A round up of my interactions today regarding the current panic
A Facebook status I posted (I posted almost the same thing on Twitter, shortened slightly to fit);
The stock market is panicking, it does that now and then. If this grows into a serious decline, well you've been through them before and you know exactly how it ends. It stops going down at some point and then it makes a new high. If you are under 80 and healthy, this will not be your last panic/large decline.
A friend then asked a question, my response as follows;
Why do you invest (not a sarcastic question)? If it is for some long term objective then yes, keep putting in same as always, you are buying cheaper. If this 'whatever this is' ends today, most of us will forget it ever happened very quickly. I am 52 and if we need our savings I think it will be when I am about 70. There will be 2 or 3 bear markets between now and when I turn 70. The bear market that starts when I am in my 60's will start from a MUCH higher level than where we are today.

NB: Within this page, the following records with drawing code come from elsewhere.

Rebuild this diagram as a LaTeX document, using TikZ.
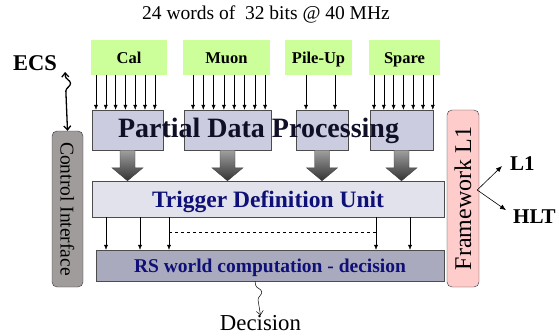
\documentclass[tikz,border=0pt]{standalone}
\usepackage{fontspec}
\setmainfont{Liberation Serif}
\usetikzlibrary{arrows.meta, calc, decorations.pathmorphing}
\definecolor{feedgreen}{RGB}{204, 255, 153}
\definecolor{pdpblue}{RGB}{204, 204, 224}
\definecolor{tdugray}{RGB}{226, 226, 236}
\definecolor{rsgray}{RGB}{170, 170, 190}
\definecolor{labelnavy}{RGB}{15, 15, 120}
\definecolor{pdpink}{RGB}{15, 15, 40}
\definecolor{ctrlgray}{RGB}{160, 156, 156}
\definecolor{fwpink}{RGB}{255, 204, 204}
\tikzset{
    source/.style={rectangle, fill=feedgreen, minimum width=#1, minimum height=35pt, inner sep=0pt, text height=12pt, text depth=0pt, font=\fontsize{16.5}{16.5}\selectfont\bfseries},
    pdpbox/.style={rectangle, draw=gray!60!black, fill=pdpblue, minimum width=#1, minimum height=40pt, inner sep=0pt},
    unitbox/.style={rectangle, draw=gray!60!black, inner sep=0pt, text=labelnavy, text depth=0pt},
    sidebox/.style={rectangle, rounded corners=5pt, draw=gray!40!black, inner sep=0pt},
    feed/.style={-{Latex[length=5pt, width=4pt]}, thin},
    outarrow/.style={-{Latex[length=6pt, width=5pt]}, semithick},
    fatarrow/.style={draw=gray!50!black, thin, top color=gray!75, middle color=gray!15, bottom color=black!80},
    squiggle/.style={decorate, decoration={snake, amplitude=5pt, segment length=24pt, pre length=4pt, post length=#1}}
}
\begin{document}
\begin{tikzpicture}[x=1pt, y=-1pt]
    \useasboundingbox (0,0) rectangle (559,335);

    \node[anchor=base, inner sep=0pt, font=\fontsize{19.5}{19.5}\selectfont] (title) at (266,19) {24 words of~ 32 bits @ 40 MHz};

    % sources
    \node[source=76pt] (cal) at (129,57.5) {Cal};
    \node[source=87pt] (muon) at (226.5,57.5) {Muon};
    \node[source=67pt] (pileup) at (318.5,57.5) {Pile-Up};
    \node[source=71pt] (spare) at (404.5,57.5) {Spare};

    % partial data processing
    \node[pdpbox=71pt] (pdpcal) at (127.5,130) {};
    \node[pdpbox=87pt] (pdpmuon) at (227.5,130) {};
    \node[pdpbox=52pt] (pdppileup) at (322,130) {};
    \node[pdpbox=63pt] (pdpspare) at (401.5,130) {};
    \node[anchor=base, inner sep=0pt, text=pdpink, font=\fontsize{28}{28}\selectfont\bfseries] (pdp) at (258.5,137) {Partial Data Processing};

    \node[unitbox, fill=tdugray, minimum width=352pt, minimum height=36pt, text height=16pt, font=\fontsize{23.5}{23.5}\selectfont\bfseries] (tdu) at (268,199) {Trigger Definition Unit};
    \node[unitbox, fill=rsgray, minimum width=348pt, minimum height=31pt, text height=13pt, font=\fontsize{19.5}{19.5}\selectfont\bfseries] (rs) at (270,265.5) {RS world computation - decision};

    \node[sidebox, fill=ctrlgray, minimum width=31pt, minimum height=156pt, font=\fontsize{19.5}{19.5}\selectfont] (ctrl) at (67.5,209) {\rotatebox{-90}{Control Interface}};
    \node[sidebox, fill=fwpink, minimum width=32pt, minimum height=177pt, font=\fontsize{24}{24}\selectfont] (fw) at (463,198.5) {\rotatebox{90}{Framework L1}};

    \node[anchor=base, inner sep=0pt, font=\fontsize{22.5}{22.5}\selectfont\bfseries] (ecs) at (35,70.5) {ECS};
    \node[anchor=base west, inner sep=0pt, font=\fontsize{21}{21}\selectfont\bfseries] (l1) at (510,170.5) {L1};
    \node[anchor=base west, inner sep=0pt, font=\fontsize{21}{21}\selectfont\bfseries] (hlt) at (513,223) {HLT};
    \node[anchor=base, inner sep=0pt, font=\fontsize{22.8}{22.8}\selectfont] (dec) at (260.5,330.5) {Decision};

    % inputs
    \foreach \x in {96,105.8,...,156} \draw[feed] (\x,0 |- cal.south) -- (\x,0 |- pdpcal.north);
    \foreach \x in {193,203.3,...,266} \draw[feed] (\x,0 |- muon.south) -- (\x,0 |- pdpmuon.north);
    \foreach \x in {306,335} \draw[feed] (\x,0 |- pileup.south) -- (\x,0 |- pdppileup.north);
    \foreach \x in {374,383.8,...,434} \draw[feed] (\x,0 |- spare.south) -- (\x,0 |- pdpspare.north);

    \foreach \n in {pdpcal,pdpmuon,pdppileup,pdpspare} {
        \coordinate (tip) at (\n.south |- tdu.north);
        \shadedraw[fatarrow] ($(\n.south)+(-7.5,0)$) -- ($(tip)+(-7.5,-13)$) -- ($(tip)+(-15.5,-13)$) -- (tip)
            -- ($(tip)+(15.5,-13)$) -- ($(tip)+(7.5,-13)$) -- ($(\n.south)+(7.5,0)$) -- cycle;
    }

    \foreach \x in {106,140,169,376,410} \draw[feed] (\x,0 |- tdu.south) -- (\x,0 |- rs.north);
    \coordinate (gapl) at (169,232);
    \coordinate (gapr) at (376,232);
    \draw[dashed, thin] (gapl) -- (gapr);

    \draw[squiggle=28pt, line width=1.3pt, {Straight Barb[length=4pt, width=7pt]}-{Straight Barb[length=4pt, width=7pt]}] ([xshift=8pt, yshift=-1.5pt]ecs.base east) -- (ctrl.north);
    \draw[squiggle=8pt, line width=0.5pt, -{Straight Barb[length=4pt, width=7pt]}] ([xshift=-15pt]rs.south) -- (dec.north);

    \coordinate (fwout) at ([xshift=-2pt, yshift=8.5pt]fw.east);
    \draw[outarrow] (fwout) -- ([xshift=-8pt, yshift=-2.5pt]l1.west);
    \draw[outarrow] (fwout) -- ([xshift=-7pt, yshift=6pt]hlt.west);
\end{tikzpicture}
\end{document}
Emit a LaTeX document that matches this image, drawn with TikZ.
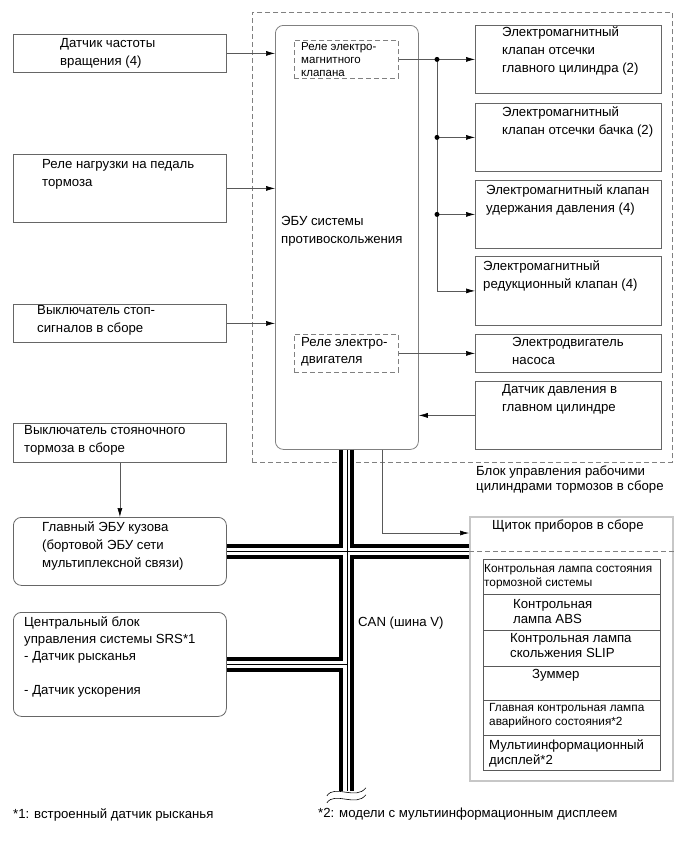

I responded to a Tweet where someone posted a poll asking if people were selling everything, trimming risk, doing nothing, adding risk. My reply;
sticking to the investment process I laid out for myself as being the best way to achieve my long term objectives
Part of an email I sent to clients;
Just wanted to check in amidst what looks like a panic in the market. Obviously we've been on the lookout for this for quite a few months now. There is no way to know what comes next but we have all been through this sort of thing before, more times than we probably remember. During the bull market that started in 2009 there have been at least four declines in the range of 10-15% and they were all similar in that they felt like they happened quickly.
To the extent we can't know yet with certainty how serious this is or isn't we do know how these end, no matter if this becomes a true bear market or not. Declines, large or otherwise, eventually stop, then the market recovers and then makes a new high. The only variable is how long that all takes. I've said that before in these emails and will say that again the next time the market panics because it is always true. It was even true during the Great Financial Crisis which was portrayed as the worst economic event since the great depression.
Depending on the time studied, the US stock market has an average annualized return that ranges from 8-10%. That 8-10% includes bear markets and other scary declines. If an investor did nothing but hold on they'd still come out just fine.